Market Analysis—Nov 2019

In November, the US-China “phase one” trade deal was very positive to be signed in the beginning, and then was delayed. The optimism on trade negotiations and low interest rates renewed appetite for risk, which lead to the weekly U.S. equities inflows are largest in nearly two years. The FOMC Minutes confirmed that the interest rates are likely to be on hold after three rate cuts as expected, absent a “material reassessment” of the economic outlook, the probability of another Fed rate cut in April remains above 50%. The U.S. economic data came in better than expected. The commodities were also enjoying a revival, with gold price edged down to a new 3 month low to US$1450/oz level then up to US$1460/oz level. We’ve also noted that the Fed has expanded its balance sheet to $4.05T from as little as $3.76T at the end of August, effectively reversing 40% of the shrinkage that the Fed began in late 2017. Moody’s warns on Europe will be hit by a much larger wave of debt defaults in the next downturn compared with the financial crisis, PBOC also warns high financial risks amid rising economic headwinds.

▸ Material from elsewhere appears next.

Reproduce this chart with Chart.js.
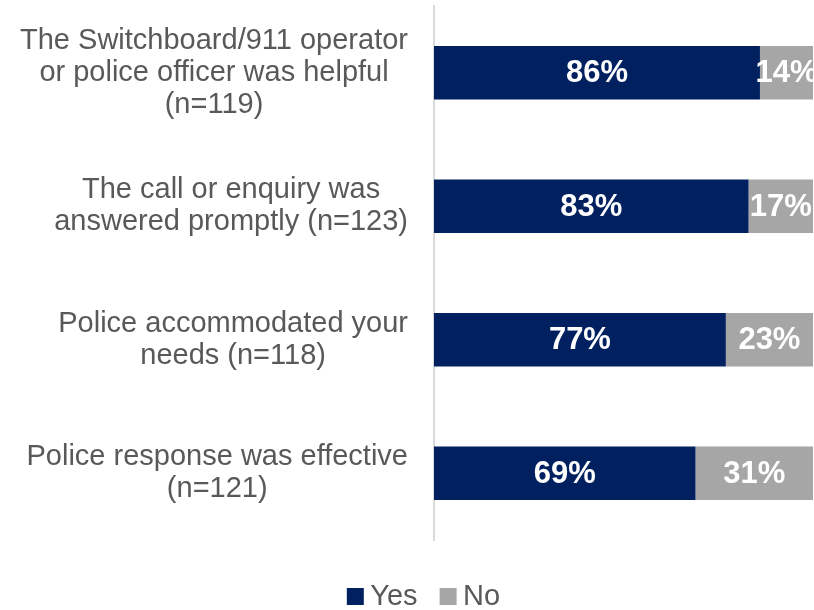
<!DOCTYPE html>
<html>
<head>
<meta charset="utf-8">
<script src="https://cdn.jsdelivr.net/npm/chart.js@4"></script>
<style>
    html, body { margin: 0; padding: 0; background: #fff; }
    .chart-box { width: 814px; height: 610px; position: relative; }
</style>
</head>
<body>
<div class="chart-box"><canvas id="ratingChart"></canvas></div>
<script>
const categories = [
    ['The Switchboard/911 operator', 'or police officer was helpful', '(n=119)'],
    ['The call or enquiry was', 'answered promptly (n=123)'],
    ['Police accommodated your', 'needs (n=118)'],
    ['Police response was effective', '(n=121)']
];
const yesValues = [86, 83, 77, 69];
const noValues = [14, 17, 23, 31];

const NAVY = '#002060';
const GREY = '#a6a6a6';
const TEXT = '#595959';
const FONT = '"Liberation Sans", Arial, sans-serif';

// category labels: each block centred on itself, block right-aligned next to the axis
const blockLabels = {
    id: 'blockLabels',
    afterDraw(chart) {
        const { ctx } = chart;
        const y = chart.scales.y;
        const right = chart.chartArea.left - 26;
        const lineH = 32;
        ctx.save();
        ctx.font = '29px ' + FONT;
        ctx.fillStyle = TEXT;
        ctx.textAlign = 'center';
        ctx.textBaseline = 'middle';
        categories.forEach((lines, i) => {
            const w = Math.max(...lines.map(l => ctx.measureText(l).width));
            const cx = right - w / 2;
            const cy = y.getPixelForTick(i);
            lines.forEach((l, j) => {
                ctx.fillText(l, cx, cy + (j - (lines.length - 1) / 2) * lineH);
            });
        });
        ctx.restore();
    }
};

// white percentage labels in the middle of each segment
const segmentLabels = {
    id: 'segmentLabels',
    afterDatasetsDraw(chart) {
        const { ctx } = chart;
        ctx.save();
        ctx.font = 'bold 31px ' + FONT;
        ctx.fillStyle = '#fff';
        ctx.textAlign = 'center';
        ctx.textBaseline = 'middle';
        chart.data.datasets.forEach((ds, di) => {
            chart.getDatasetMeta(di).data.forEach((bar, i) => {
                const p = bar.getCenterPoint();
                ctx.fillText(ds.data[i] + '%', p.x, p.y + 1);
            });
        });
        ctx.restore();
    }
};

new Chart(document.getElementById('ratingChart').getContext('2d'), {
    type: 'bar',
    data: {
        labels: categories,
        datasets: [
            { label: 'Yes', data: yesValues, backgroundColor: NAVY, borderWidth: 0 },
            { label: 'No', data: noValues, backgroundColor: GREY, borderWidth: 0 }
        ]
    },
    options: {
        indexAxis: 'y',
        responsive: true,
        maintainAspectRatio: false,
        animation: false,
        layout: { padding: { top: 6, right: 1, bottom: -11, left: 42 } },
        datasets: { bar: { categoryPercentage: 1, barPercentage: 0.4 } },
        plugins: {
            legend: {
                position: 'bottom',
                labels: {
                    // square markers sit tight against their text
                    usePointStyle: true,
                    pointStyle: 'rect',
                    boxWidth: 1,
                    boxHeight: 17,
                    padding: 30,
                    color: TEXT,
                    font: { family: FONT, size: 29 }
                }
            },
            tooltip: { enabled: false }
        },
        scales: {
            x: {
                stacked: true,
                min: 0,
                max: 100,
                grid: { display: false },
                border: { display: false },
                ticks: { display: false },
                afterFit: s => { s.height = 12; }
            },
            y: {
                stacked: true,
                grid: { display: false },
                border: { color: '#d9d9d9', width: 2 },
                ticks: { display: false },
                afterFit: s => { s.width = 392; }
            }
        }
    },
    plugins: [blockLabels, segmentLabels]
});
</script>
</body>
</html>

US equities reached new high level, but Hong Kong stocks slump as violent protests rocky city. Precious metals equities were stable compared to the metal prices, even some silver equities were moving higher. As we expected at the beginning of 2019, we’ve seen more gold sector M&A during this gold price moving down trend-Barrick sell 50% of super-pit to Saracen Mineral, Kirkland acquired Detour Gold, and Zijin Mining acquired Continental Gold. We are still positive on precious metals sector due to the low-to negative-yielding bond rates, prospects of global renewed easing, the continued trade tensions and the high global financial risks.